Professor Haxby Abbott Department of Surgical Sciences, Dunedin School of Medicine
Project: The primary care management and impact of osteoarthritis: learning from big data
36 months, $1,199,993
Osteoarthritis (OA) is a very common chronic condition, causing a significant health and social burden. Every year more than 5 per cent of the total adult population ≥55 years will consult their general practitioner about OA. Overseas, it is known that management of OA is well short of best practice. In New Zealand, little is known about how GPs actually manage people with OA across the long-term course of the disease. Further, we have poor information about the economic and social costs (such as employment, productivity, income and welfare effects), due to lack of knowledge of the early clinical course and management of OA. This study will investigate the primary care management of OA, the health and social economic costs of OA across the whole course of the disease, and the potential gains from improving the delivery of care for OA. This will inform GP practice and national health policy.

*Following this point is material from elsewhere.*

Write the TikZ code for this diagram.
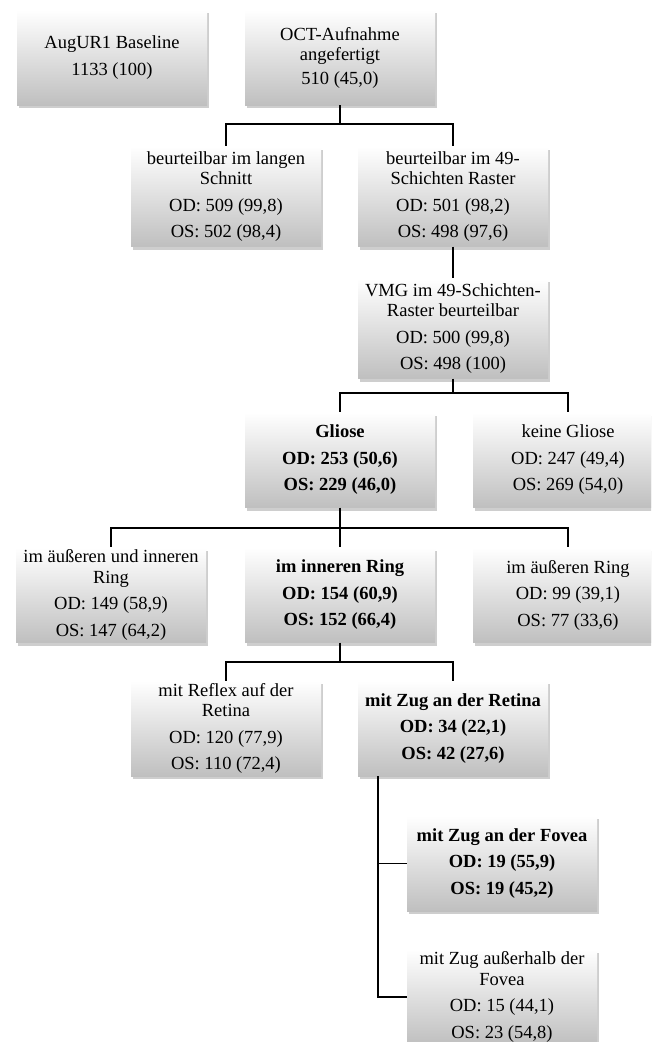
\documentclass[tikz,border=0pt]{standalone}
\usepackage{fontspec}
\setmainfont{Liberation Serif}
\usetikzlibrary{shadows}
\tikzset{
  box/.style={rectangle, minimum width=190pt, minimum height=95pt, inner sep=1pt,
    top color=white, bottom color=black!25, draw=none, align=center,
    font=\fontsize{18.5}{20.5}\selectfont,
    drop shadow={shadow xshift=1.5pt, shadow yshift=-3pt, fill=black!35, opacity=0.55}},
  tall/.style={minimum height=100pt},
  bbox/.style={box, font=\fontsize{18.5}{20.5}\selectfont\bfseries},
  conn/.style={draw=black, line width=1.6pt}
}
\begin{document}
\begin{tikzpicture}[x=1pt,y=-1pt]
\useasboundingbox[fill=white] (0,0) rectangle (651,1042);
\begin{scope}
\clip (0,0) rectangle (651,1042);
\node[box] (b1) at (112,57.5) {AugUR1 Baseline\\[6pt]1133 (100)};
\node[box] (b2) at (340,57.5) {OCT-Aufnahme\\angefertigt\\[3pt]510 (45,0)};
\node[box,tall] (b3) at (226,196.5) {beurteilbar im langen\\Schnitt\\[6pt]OD: 509 (99,8)\\[6pt]OS: 502 (98,4)};
\node[box,tall] (b4) at (453,196.5) {beurteilbar im 49-\\Schichten Raster\\[6pt]OD: 501 (98,2)\\[6pt]OS: 498 (97,6)};
\node[box,tall] (b5) at (453,328.5) {VMG im 49-Schichten-\\Raster beurteilbar\\[6pt]OD: 500 (99,8)\\[6pt]OS: 498 (100)};
\node[bbox] (gl) at (340,460) {Gliose\\[6pt]OD: 253 (50,6)\\[6pt]OS: 229 (46,0)};
\node[box] (kg) at (568,460) {keine Gliose\\[6pt]OD: 247 (49,4)\\[6pt]OS: 269 (54,0)};
\node[box] (r1) at (111,595) {im äußeren und inneren\\Ring\\[6pt]OD: 149 (58,9)\\[6pt]OS: 147 (64,2)};
\node[bbox] (r2) at (340,595) {im inneren Ring\\[6pt]OD: 154 (60,9)\\[6pt]OS: 152 (66,4)};
\node[box] (r3) at (568,595) {im äußeren Ring\\[6pt]OD: 99 (39,1)\\[6pt]OS: 77 (33,6)};
\node[box] (m1) at (226,728.5) {mit Reflex auf der\\Retina\\[6pt]OD: 120 (77,9)\\[6pt]OS: 110 (72,4)};
\node[bbox] (m2) at (453,728.5) {mit Zug an der Retina\\[6pt]OD: 34 (22,1)\\[6pt]OS: 42 (27,6)};
\node[bbox] (f1) at (502,863.5) {mit Zug an der Fovea\\[6pt]OD: 19 (55,9)\\[6pt]OS: 19 (45,2)};
\node[box] (f2) at (502,997) {mit Zug außerhalb der\\Fovea\\[6pt]OD: 15 (44,1)\\[6pt]OS: 23 (54,8)};
\end{scope}
\coordinate (j1) at (340,124);
\coordinate (j2) at (453,393);
\coordinate (j3) at (340,528);
\coordinate (j4) at (340,662);
\coordinate (t1) at ([xshift=-75pt]m2.south);
\draw[conn] (b2.south) -- (j1);
\draw[conn] (j1) -| (b3.north);
\draw[conn] (j1) -| (b4.north);
\draw[conn] (b4.south) -- (b5.north);
\draw[conn] (b5.south) -- (j2);
\draw[conn] (j2) -| (gl.north);
\draw[conn] (j2) -| (kg.north);
\draw[conn] (gl.south) -- (j3);
\draw[conn] (j3) -| (r1.north);
\draw[conn] (j3) -| (r3.north);
\draw[conn] (j3) -- (r2.north);
\draw[conn] (r2.south) -- (j4);
\draw[conn] (j4) -| (m1.north);
\draw[conn] (j4) -| (m2.north);
\draw[conn] (t1) |- (f1.west);
\draw[conn] (t1) |- (f2.west);
\end{tikzpicture}
\end{document}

Professor Michael Eccles Department of Pathology, Dunedin School of Medicine
Epigenomic profiling to predict patient response to melanoma immunotherapy
36 months, $1,198,714
The recent developments of cancer immunotherapies that target immune checkpoint proteins are demonstrating durable clinical success for melanoma patients. However, a large proportion (60-70 per cent) of patients do not respond to this treatment and therefore it is crucial to develop predictive biomarkers for the success of this therapy. Recent data from pre-clinical models and our own work suggest that distinct DNA methylation profiles of patients could potentially serve as a predictive biomarker.
Based on epigenomic and immune gene-related profiles of responder and non-responder patients, we will develop a DNA methylation marker panel that predicts the likelihood of melanoma patients responding to immune checkpoint treatment. We will then perform functional assays and molecular editing of key loci to understand how exclusive DNA methylation changes in cells regulate immune checkpoint signalling. This work will contribute to selecting the best treatment option for patients, and also for developing new targets for epigenetic therapies.

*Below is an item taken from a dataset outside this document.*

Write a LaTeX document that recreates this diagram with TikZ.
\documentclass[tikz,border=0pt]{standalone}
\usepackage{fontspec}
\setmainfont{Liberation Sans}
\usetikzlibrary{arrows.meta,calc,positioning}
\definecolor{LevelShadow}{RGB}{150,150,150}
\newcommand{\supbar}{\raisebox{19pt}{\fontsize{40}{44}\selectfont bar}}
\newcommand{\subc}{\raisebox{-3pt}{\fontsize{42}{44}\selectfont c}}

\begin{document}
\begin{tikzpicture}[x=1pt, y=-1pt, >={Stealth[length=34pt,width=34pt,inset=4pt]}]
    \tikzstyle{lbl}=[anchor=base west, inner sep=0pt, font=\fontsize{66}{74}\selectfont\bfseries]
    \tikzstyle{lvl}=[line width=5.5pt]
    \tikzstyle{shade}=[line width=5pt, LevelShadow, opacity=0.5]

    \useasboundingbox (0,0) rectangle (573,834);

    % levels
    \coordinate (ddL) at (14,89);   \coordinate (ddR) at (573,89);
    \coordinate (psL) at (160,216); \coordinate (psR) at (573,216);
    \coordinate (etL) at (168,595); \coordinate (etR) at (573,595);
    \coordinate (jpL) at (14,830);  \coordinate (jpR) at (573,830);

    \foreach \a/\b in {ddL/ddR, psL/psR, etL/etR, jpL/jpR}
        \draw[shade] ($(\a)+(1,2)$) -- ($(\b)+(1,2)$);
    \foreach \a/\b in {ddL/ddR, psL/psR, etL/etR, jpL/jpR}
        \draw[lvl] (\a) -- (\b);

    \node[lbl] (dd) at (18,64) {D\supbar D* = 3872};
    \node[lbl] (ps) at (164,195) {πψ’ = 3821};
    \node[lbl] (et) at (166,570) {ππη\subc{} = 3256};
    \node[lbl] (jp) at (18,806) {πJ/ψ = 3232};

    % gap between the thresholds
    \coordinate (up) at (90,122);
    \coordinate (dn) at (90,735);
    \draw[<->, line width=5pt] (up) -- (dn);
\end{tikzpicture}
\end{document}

Dr Rebecca Brookland Department of Preventive and Social Medicine, Dunedin School of Medicine
Predictors and impact of driving cessation on older adults and whanau/families
48 months, $1,199,989
This research focuses on balancing the need for independent mobility among older drivers with their safety and that of other road users. Stopping driving can have serious consequences for older people: depression, poorer health, and social isolation. The transition to driving cessation can be distressing for drivers and families. This 4 year longitudinal study of drivers over 65 years and family members will investigate how older adults modify their driving, meet their transport needs and adapt to driving cessation, and the role families play. Study participants, 15 per cent Māori, have been recruited and interviewed once. Two further interviews (2 and 4 years later) will be undertaken to identify individual and family factors associated with driving self-regulation and cessation, and assess the impact of these changes on social, psychological, health and mobility outcomes. The findings will contribute to better policy, a need identified by NZ Road Safety and Positive Ageing Strategies.
Professor Timothy Stokes, Department of General Practice and Rural Health, Dunedin School of Medicine
Do regional DHB groupings improve service integration and health outcomes?
24 months, $799,562
This research aims to improve health care for New Zealanders through studying the four regional District Health Board (DHB) groupings which together cover all of New Zealand (NZ). The four regional DHB groupings are fundamental to delivering better integration of health care as they plan, fund and deliver health services in their defined geographical regions, with the aim of reducing fragmentation, duplication and service vulnerability. We do not know if these four regional DHB groupings have delivered improved health outcomes for New Zealanders and whether, if they have achieved this, what organisational features explain this success. This research will use a combination of interviews with key stakeholders and analysis of routine collected health system measures to answer these questions. It seeks to explore if regional DHB groupings can improve health outcomes and, if so, to understand what is it about the way they operate that may explain their success.